» Dataset excerpt
******************************
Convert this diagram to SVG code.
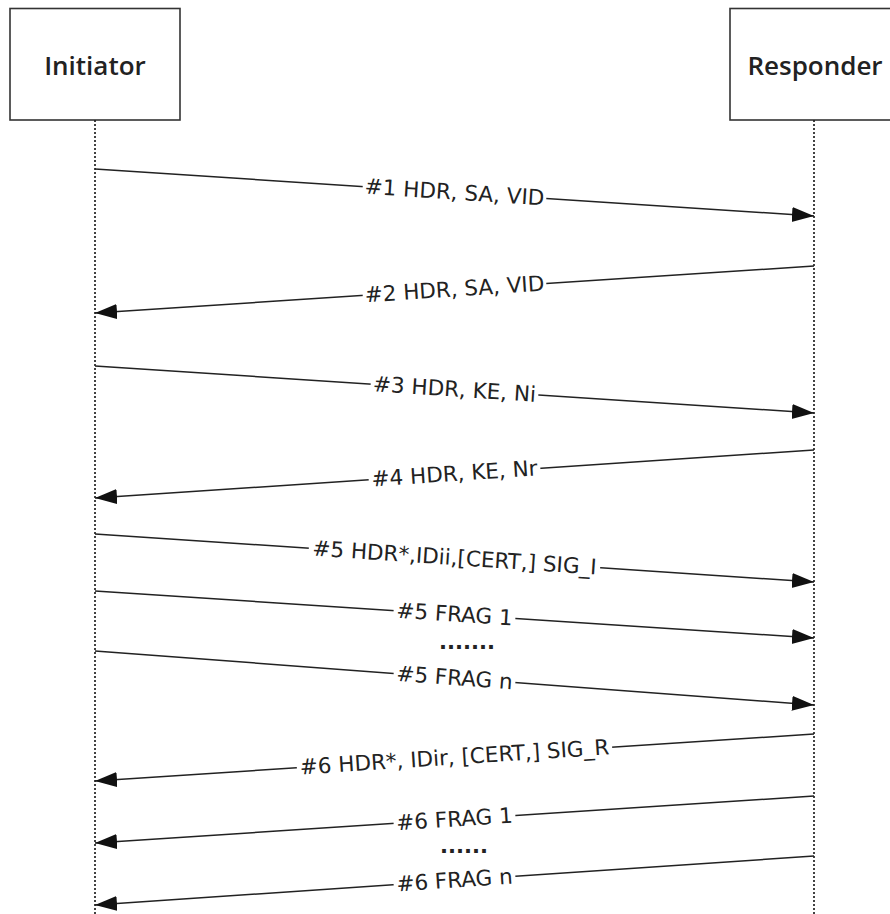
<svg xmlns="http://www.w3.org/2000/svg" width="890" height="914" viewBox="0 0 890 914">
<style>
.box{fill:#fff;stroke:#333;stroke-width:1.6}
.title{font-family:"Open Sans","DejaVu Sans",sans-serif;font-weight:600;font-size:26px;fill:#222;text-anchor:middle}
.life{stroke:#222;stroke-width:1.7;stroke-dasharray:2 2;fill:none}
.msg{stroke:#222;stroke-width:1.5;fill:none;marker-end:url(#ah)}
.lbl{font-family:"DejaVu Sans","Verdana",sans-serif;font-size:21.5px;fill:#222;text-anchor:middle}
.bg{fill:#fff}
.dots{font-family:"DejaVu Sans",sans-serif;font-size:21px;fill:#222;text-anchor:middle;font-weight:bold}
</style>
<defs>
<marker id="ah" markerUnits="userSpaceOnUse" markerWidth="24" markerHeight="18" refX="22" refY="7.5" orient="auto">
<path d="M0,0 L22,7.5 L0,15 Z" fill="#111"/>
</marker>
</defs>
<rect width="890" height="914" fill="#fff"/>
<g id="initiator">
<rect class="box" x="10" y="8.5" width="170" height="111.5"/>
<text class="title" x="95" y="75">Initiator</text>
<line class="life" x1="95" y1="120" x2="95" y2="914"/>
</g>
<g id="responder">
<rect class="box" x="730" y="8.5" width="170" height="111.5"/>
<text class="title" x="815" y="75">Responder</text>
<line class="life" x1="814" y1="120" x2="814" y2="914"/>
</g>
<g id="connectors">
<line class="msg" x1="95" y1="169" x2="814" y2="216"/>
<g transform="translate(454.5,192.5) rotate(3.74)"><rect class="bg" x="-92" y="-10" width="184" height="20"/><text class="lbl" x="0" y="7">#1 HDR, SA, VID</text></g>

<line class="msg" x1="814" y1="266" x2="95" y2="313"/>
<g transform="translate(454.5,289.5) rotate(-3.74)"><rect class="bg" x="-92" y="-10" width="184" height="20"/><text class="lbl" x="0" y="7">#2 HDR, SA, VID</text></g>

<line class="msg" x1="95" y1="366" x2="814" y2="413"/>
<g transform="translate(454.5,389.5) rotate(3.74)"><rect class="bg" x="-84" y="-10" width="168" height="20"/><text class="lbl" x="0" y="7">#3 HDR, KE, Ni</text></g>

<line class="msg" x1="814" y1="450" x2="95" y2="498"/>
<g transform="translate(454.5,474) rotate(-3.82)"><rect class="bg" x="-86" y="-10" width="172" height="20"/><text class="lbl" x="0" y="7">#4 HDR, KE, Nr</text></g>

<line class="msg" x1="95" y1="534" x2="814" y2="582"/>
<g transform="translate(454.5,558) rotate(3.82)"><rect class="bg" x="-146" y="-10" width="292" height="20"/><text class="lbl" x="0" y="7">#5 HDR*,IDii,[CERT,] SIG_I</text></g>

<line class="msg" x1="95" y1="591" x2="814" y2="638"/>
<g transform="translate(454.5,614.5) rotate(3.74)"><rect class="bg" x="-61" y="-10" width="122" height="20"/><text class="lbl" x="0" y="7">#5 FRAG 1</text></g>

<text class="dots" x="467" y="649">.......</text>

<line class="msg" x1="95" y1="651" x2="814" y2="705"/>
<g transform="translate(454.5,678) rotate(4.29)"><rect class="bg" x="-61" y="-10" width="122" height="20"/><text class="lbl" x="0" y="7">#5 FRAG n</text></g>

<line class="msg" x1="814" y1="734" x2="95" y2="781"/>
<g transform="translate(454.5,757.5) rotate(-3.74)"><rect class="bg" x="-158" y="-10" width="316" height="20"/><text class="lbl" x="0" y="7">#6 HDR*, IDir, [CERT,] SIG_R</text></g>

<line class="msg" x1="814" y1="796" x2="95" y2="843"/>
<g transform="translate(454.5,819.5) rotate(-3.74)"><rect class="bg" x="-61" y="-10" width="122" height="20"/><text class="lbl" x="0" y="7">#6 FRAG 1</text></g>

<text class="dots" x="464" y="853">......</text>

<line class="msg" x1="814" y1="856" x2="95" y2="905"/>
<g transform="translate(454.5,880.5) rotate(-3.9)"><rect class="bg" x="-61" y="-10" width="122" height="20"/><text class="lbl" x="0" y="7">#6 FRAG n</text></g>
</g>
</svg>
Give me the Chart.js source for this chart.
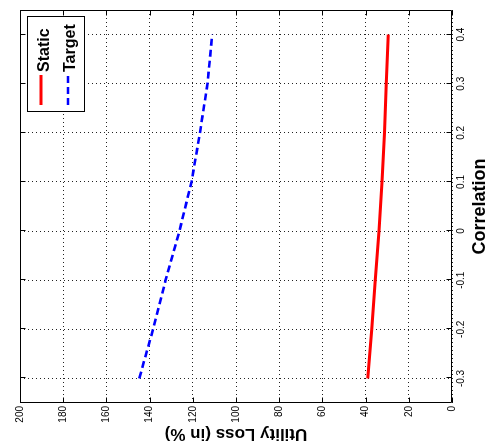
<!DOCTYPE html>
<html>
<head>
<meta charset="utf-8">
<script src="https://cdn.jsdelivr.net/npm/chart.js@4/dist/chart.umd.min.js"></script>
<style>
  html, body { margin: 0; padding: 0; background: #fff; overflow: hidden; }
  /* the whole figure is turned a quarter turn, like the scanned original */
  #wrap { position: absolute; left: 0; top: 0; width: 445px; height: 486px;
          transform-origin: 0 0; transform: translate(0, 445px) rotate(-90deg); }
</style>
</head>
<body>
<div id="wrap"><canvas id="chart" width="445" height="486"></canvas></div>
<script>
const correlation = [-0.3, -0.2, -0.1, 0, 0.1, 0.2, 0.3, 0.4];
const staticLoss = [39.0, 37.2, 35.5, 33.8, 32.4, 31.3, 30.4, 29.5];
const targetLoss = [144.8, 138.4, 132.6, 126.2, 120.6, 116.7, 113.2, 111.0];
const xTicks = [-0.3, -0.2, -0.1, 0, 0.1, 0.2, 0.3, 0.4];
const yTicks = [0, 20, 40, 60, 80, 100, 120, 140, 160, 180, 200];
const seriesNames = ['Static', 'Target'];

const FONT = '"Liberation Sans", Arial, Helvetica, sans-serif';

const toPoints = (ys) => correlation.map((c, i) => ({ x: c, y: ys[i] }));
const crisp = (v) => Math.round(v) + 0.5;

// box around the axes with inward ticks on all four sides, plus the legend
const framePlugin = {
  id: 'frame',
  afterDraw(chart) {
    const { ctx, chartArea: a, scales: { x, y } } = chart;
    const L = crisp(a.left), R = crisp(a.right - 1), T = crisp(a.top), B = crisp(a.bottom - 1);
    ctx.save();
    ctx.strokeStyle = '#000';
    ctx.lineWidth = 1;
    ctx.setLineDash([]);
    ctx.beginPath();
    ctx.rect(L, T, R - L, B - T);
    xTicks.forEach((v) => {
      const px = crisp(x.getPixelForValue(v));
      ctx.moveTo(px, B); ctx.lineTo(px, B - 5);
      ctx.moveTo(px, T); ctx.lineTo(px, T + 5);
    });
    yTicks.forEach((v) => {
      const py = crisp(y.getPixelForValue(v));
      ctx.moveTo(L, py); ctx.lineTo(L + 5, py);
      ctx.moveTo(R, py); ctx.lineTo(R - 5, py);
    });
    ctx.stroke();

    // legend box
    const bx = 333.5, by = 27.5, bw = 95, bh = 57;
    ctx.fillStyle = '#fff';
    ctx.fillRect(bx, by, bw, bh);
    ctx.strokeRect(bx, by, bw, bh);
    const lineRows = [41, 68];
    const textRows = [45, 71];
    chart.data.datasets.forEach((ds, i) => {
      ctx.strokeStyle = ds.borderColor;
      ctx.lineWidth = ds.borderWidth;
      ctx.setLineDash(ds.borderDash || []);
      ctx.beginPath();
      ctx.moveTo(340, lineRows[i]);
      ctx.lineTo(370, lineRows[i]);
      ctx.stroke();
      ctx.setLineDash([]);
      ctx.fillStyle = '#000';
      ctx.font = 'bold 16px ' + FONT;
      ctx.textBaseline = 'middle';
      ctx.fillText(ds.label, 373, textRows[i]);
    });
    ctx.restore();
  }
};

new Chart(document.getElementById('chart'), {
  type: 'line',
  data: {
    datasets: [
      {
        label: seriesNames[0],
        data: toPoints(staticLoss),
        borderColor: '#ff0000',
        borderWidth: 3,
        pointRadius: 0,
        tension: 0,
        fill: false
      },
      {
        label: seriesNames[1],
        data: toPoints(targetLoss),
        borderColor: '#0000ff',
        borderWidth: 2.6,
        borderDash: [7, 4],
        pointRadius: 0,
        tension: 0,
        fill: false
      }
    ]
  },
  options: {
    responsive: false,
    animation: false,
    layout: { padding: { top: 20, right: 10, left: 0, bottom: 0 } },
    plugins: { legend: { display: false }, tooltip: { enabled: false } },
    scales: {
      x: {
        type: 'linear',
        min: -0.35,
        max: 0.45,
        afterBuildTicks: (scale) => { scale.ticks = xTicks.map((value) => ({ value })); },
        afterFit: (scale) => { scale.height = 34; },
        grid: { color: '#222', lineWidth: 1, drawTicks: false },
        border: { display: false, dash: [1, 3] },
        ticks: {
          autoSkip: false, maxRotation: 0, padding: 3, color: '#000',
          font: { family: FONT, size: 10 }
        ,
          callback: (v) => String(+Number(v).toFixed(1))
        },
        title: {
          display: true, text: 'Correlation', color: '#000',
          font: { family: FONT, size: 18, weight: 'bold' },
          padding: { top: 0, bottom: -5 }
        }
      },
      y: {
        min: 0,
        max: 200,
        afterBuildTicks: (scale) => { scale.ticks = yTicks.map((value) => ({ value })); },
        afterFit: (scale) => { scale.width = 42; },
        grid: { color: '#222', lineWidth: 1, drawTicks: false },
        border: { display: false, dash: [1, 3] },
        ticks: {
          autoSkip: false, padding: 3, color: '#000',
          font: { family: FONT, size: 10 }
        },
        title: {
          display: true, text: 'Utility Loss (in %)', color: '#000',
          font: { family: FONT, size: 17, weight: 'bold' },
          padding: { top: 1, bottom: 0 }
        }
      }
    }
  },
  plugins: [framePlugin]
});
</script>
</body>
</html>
******************************
» WHAT THE EXERCISE ASKS
Say how many lines contain "chart", and give nothing but that number.

» SOLUTION TO THIS PROBLEM
7